Die Zürcher Kunstgesellschaft setzt auf frischen Wind
Elias Baumgarten
16. July 2021
Foto © Jacqueline de Haas
Ann Demeester wird neue Direktorin des Kunsthauses. Die Erwartungen sind hoch, stehen mit der jungen Literaturwissenschaftlerin die Zeichen doch auf Erneuerung.
«Ich freue mich, dass der Vorstand der Empfehlung der Findungskommission einstimmig gefolgt ist und sich für eine vielseitig erfahrene, kompetente und charismatische Führungspersönlichkeit entschieden hat. Ann Demeester verfügt über das Talent, ein Museum als kreatives Zentrum zu etablieren und den Teamgeist zu fördern.»
Anne Keller Dubach fand zur Begrüssung herzliche Worte für Ann Demeester, die zum 1. Januar 2023 die Leitung des Zürcher Kunsthauses übernehmen und die Nachfolge von Christoph Becker antreten wird. Die neue Präsidentin der Zürcher Kunstgesellschaft dürfte erleichtert sein: Für sie, die sie als Mitglied der neunköpfigen Findungskommission starken Einfluss auf die Wahl hatte, war die Neubesetzung der Direktorenstelle die erste richtig grosse Bewährungsprobe. Und sie scheint geglückt: Ann Demeester verspricht frischen Wind nach Zürich zu bringen. Nicht jeder hatte Anne Keller Dubach das im Vorfeld zugetraut. Denn die Wunschkandidatin von Walter Kielholz stand bei ihrem Amtsantritt früher im Jahr eher für Kontinuität denn Veränderung.

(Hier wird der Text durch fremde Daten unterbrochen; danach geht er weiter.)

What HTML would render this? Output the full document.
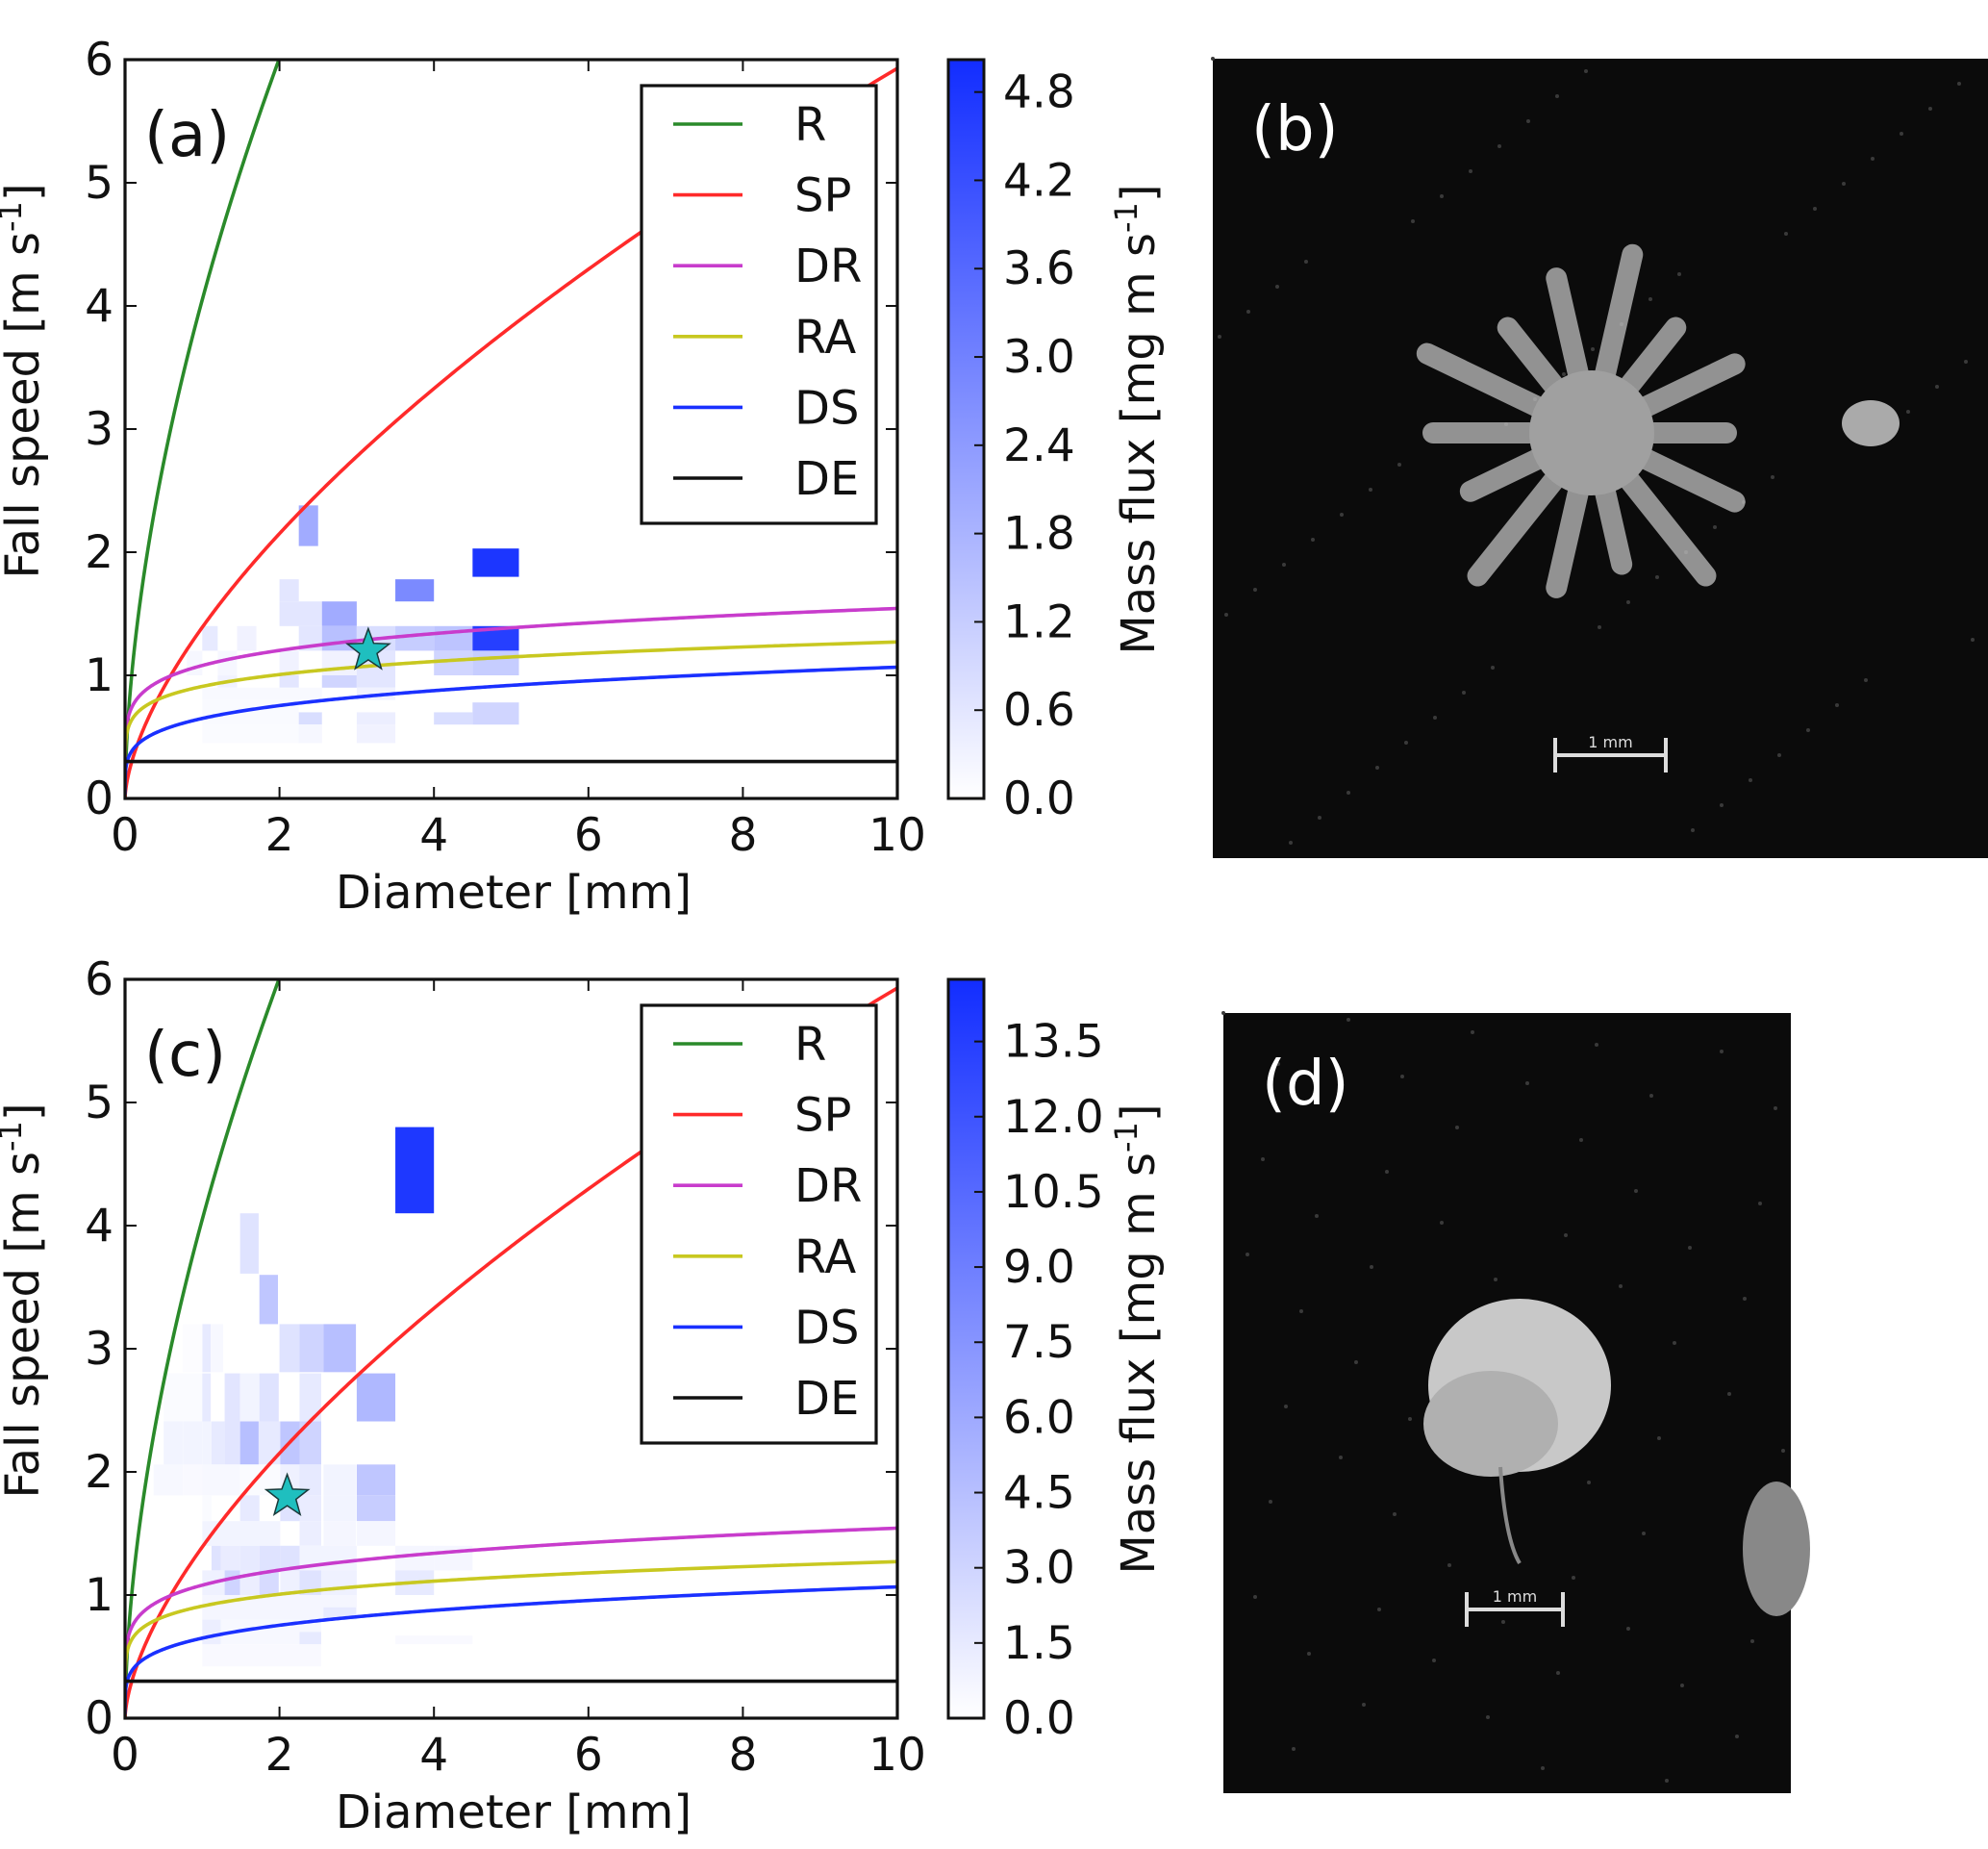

Ann Demeester wechselt vom Frans-Hals-Museum im niederländischen Haarlem ans Kunsthaus. Die Belgierin wird schon im nächsten Jahr nach Zürich kommen und dann zunächst über ein Jahr hinweg eingearbeitet. Sie konnte sich gegen vierzig weitere Bewerber*innen durchsetzen, und der Vorstand hat die Empfehlung der Findungskommission, der unter anderem auch die Schweizer Künstlerin Pipilotti Rist, Sheena Wagstaff vom New Yorker Metropolitan Museum und Achim Borchardt-Hume von der Tate Modern in London angehörten, einstimmig angenommen – warum? Die Literaturwissenschaftlerin und anerkannte Kunstkritikerin weiss besonders gut, wie man alte Meisterwerke mit Gegenwartskunst zusammenbringt und eine traditionelle Sammlung in einem zeitgenössischen Kontext verortet. Davon kann ein Haus, das beispielsweise die bedeutendste Sammlung von Werken von Alberto Giacometti (1901–1966) und die meisten Arbeiten von Edvard Munch (1863–1944) besitzt, gewiss profitieren. Sehr wertvoll ist sicher auch Demeesters Fähigkeit, den Fachdiskurs in einer für alle verständlichen Sprache zu führen, die sie als Journalistin unter Beweis gestellt hat. In den Niederlanden wird sie entsprechend als eine der wichtigsten Botschafterinnen für die bildende Kunst gehandelt. Und schliesslich, das sagt Anne Keller Dubach, war auch Demeesters Persönlichkeit ausschlaggebend. Sie gilt als charismatisch und führungsstark, man traut ihr zu, Teamgeist und Vertrauen am Kunsthaus zu stärken. Es wird spannend, ob die junge Professorin für Kunst und Kultur die hohen Erwartungen erfüllen kann.
Christoph Becker indes verlässt nach 23 Jahren das Kunsthaus Zürich. Er verabschiedet sich mit einer Schau über Niki de Saint Phalle (1930–2002), die am 2. September 2022 eröffnet wird und bis 8. Januar 2023 laufen soll.